• Exercise brief:
Give the listing again character for character, but drop the images.

• Provided material:
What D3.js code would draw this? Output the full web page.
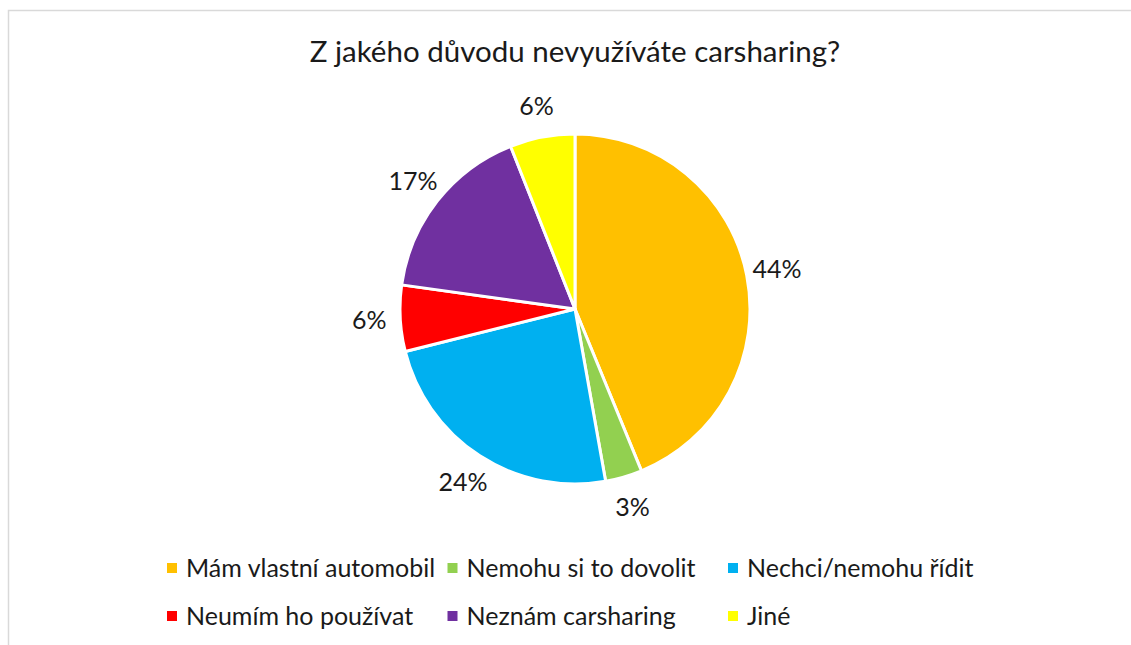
<!DOCTYPE html>
<html>
<head>
<meta charset="utf-8">
<script src="https://cdn.jsdelivr.net/npm/d3@7"></script>
<style>
  html, body { margin: 0; padding: 0; background: #fff; }
  svg { display: block; font-family: Lato, "Open Sans", sans-serif; }
</style>
</head>
<body>
<svg id="chart" width="1131" height="645"></svg>
<script>
const title = "Z jakého důvodu nevyužíváte carsharing?";
const categories = ["Mám vlastní automobil", "Nemohu si to dovolit", "Nechci/nemohu řídit",
                    "Neumím ho používat", "Neznám carsharing", "Jiné"];
const values = [43.8, 3.4, 23.9, 6.1, 16.8, 6.0];
const colors = ["#ffc000", "#92d050", "#00b0f0", "#ff0000", "#7030a0", "#ffff00"];

const w = 1131, h = 645;
const cx = 575, cy = 309, radius = 175;

const svg = d3.select("#chart");

// chart frame (only left and top edges are visible in the crop)
svg.append("rect")
  .attr("x", 8.5).attr("y", 10.5)
  .attr("width", w + 20).attr("height", h + 20)
  .attr("fill", "none")
  .attr("stroke", "#d9d9d9")
  .attr("stroke-width", 1.5);

svg.append("text")
  .attr("x", cx).attr("y", 62)
  .attr("text-anchor", "middle")
  .style("font-size", "29.5px")
  .style("fill", "#1a1a1a")
  .text(title);

const data = categories.map((c, i) => ({ name: c, value: values[i], color: colors[i] }));

const pie = d3.pie().sort(null).value(d => d.value);
const arcs = pie(data);

const arc = d3.arc().innerRadius(0).outerRadius(radius);
const labelArc = d3.arc().innerRadius(206).outerRadius(206);

const g = svg.append("g").attr("transform", `translate(${cx},${cy})`);

g.selectAll("path")
  .data(arcs)
  .enter()
  .append("path")
  .attr("d", arc)
  .attr("fill", d => d.data.color)
  .attr("stroke", "#fff")
  .attr("stroke-width", 3)
  .attr("stroke-linejoin", "round");

g.selectAll("text.lbl")
  .data(arcs)
  .enter()
  .append("text")
  .attr("class", "lbl")
  .attr("transform", d => `translate(${labelArc.centroid(d)})`)
  .attr("text-anchor", "middle")
  .attr("dy", "0.35em")
  .style("font-size", "25px")
  .style("fill", "#1a1a1a")
  .text(d => Math.round(d.data.value) + "%");

// legend: 3 columns, 2 rows
const legX = d3.scalePoint().domain([0, 1, 2]).range([167, 728]);
const legY = d3.scalePoint().domain([0, 1]).range([568, 616]);

const leg = svg.append("g")
  .selectAll("g")
  .data(data)
  .enter()
  .append("g")
  .attr("transform", (d, i) => `translate(${legX(i % 3)},${legY(Math.floor(i / 3))})`);

leg.append("rect")
  .attr("x", 0).attr("y", -5)
  .attr("width", 10).attr("height", 10)
  .attr("fill", d => d.color);

leg.append("text")
  .attr("x", 19).attr("y", 0)
  .attr("dy", "0.35em")
  .style("font-size", "25px")
  .style("fill", "#1a1a1a")
  .text(d => d.name);
</script>
</body>
</html>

• Output below:
What D3.js code would draw this? Output the full web page.
<!DOCTYPE html>
<html>
<head>
<meta charset="utf-8">
<script src="https://cdn.jsdelivr.net/npm/d3@7"></script>
<style>
  html, body { margin: 0; padding: 0; background: #fff; }
  svg { display: block; font-family: Lato, "Open Sans", sans-serif; }
</style>
</head>
<body>
<svg id="chart" width="1131" height="645"></svg>
<script>
const title = "Z jakého důvodu nevyužíváte carsharing?";
const categories = ["Mám vlastní automobil", "Nemohu si to dovolit", "Nechci/nemohu řídit",
                    "Neumím ho používat", "Neznám carsharing", "Jiné"];
const values = [43.8, 3.4, 23.9, 6.1, 16.8, 6.0];
const colors = ["#ffc000", "#92d050", "#00b0f0", "#ff0000", "#7030a0", "#ffff00"];

const w = 1131, h = 645;
const cx = 575, cy = 309, radius = 175;

const svg = d3.select("#chart");

// chart frame (only left and top edges are visible in the crop)
svg.append("rect")
  .attr("x", 8.5).attr("y", 10.5)
  .attr("width", w + 20).attr("height", h + 20)
  .attr("fill", "none")
  .attr("stroke", "#d9d9d9")
  .attr("stroke-width", 1.5);

svg.append("text")
  .attr("x", cx).attr("y", 62)
  .attr("text-anchor", "middle")
  .style("font-size", "29.5px")
  .style("fill", "#1a1a1a")
  .text(title);

const data = categories.map((c, i) => ({ name: c, value: values[i], color: colors[i] }));

const pie = d3.pie().sort(null).value(d => d.value);
const arcs = pie(data);

const arc = d3.arc().innerRadius(0).outerRadius(radius);
const labelArc = d3.arc().innerRadius(206).outerRadius(206);

const g = svg.append("g").attr("transform", `translate(${cx},${cy})`);

g.selectAll("path")
  .data(arcs)
  .enter()
  .append("path")
  .attr("d", arc)
  .attr("fill", d => d.data.color)
  .attr("stroke", "#fff")
  .attr("stroke-width", 3)
  .attr("stroke-linejoin", "round");

g.selectAll("text.lbl")
  .data(arcs)
  .enter()
  .append("text")
  .attr("class", "lbl")
  .attr("transform", d => `translate(${labelArc.centroid(d)})`)
  .attr("text-anchor", "middle")
  .attr("dy", "0.35em")
  .style("font-size", "25px")
  .style("fill", "#1a1a1a")
  .text(d => Math.round(d.data.value) + "%");

// legend: 3 columns, 2 rows
const legX = d3.scalePoint().domain([0, 1, 2]).range([167, 728]);
const legY = d3.scalePoint().domain([0, 1]).range([568, 616]);

const leg = svg.append("g")
  .selectAll("g")
  .data(data)
  .enter()
  .append("g")
  .attr("transform", (d, i) => `translate(${legX(i % 3)},${legY(Math.floor(i / 3))})`);

leg.append("rect")
  .attr("x", 0).attr("y", -5)
  .attr("width", 10).attr("height", 10)
  .attr("fill", d => d.color);

leg.append("text")
  .attr("x", 19).attr("y", 0)
  .attr("dy", "0.35em")
  .style("font-size", "25px")
  .style("fill", "#1a1a1a")
  .text(d => d.name);
</script>
</body>
</html>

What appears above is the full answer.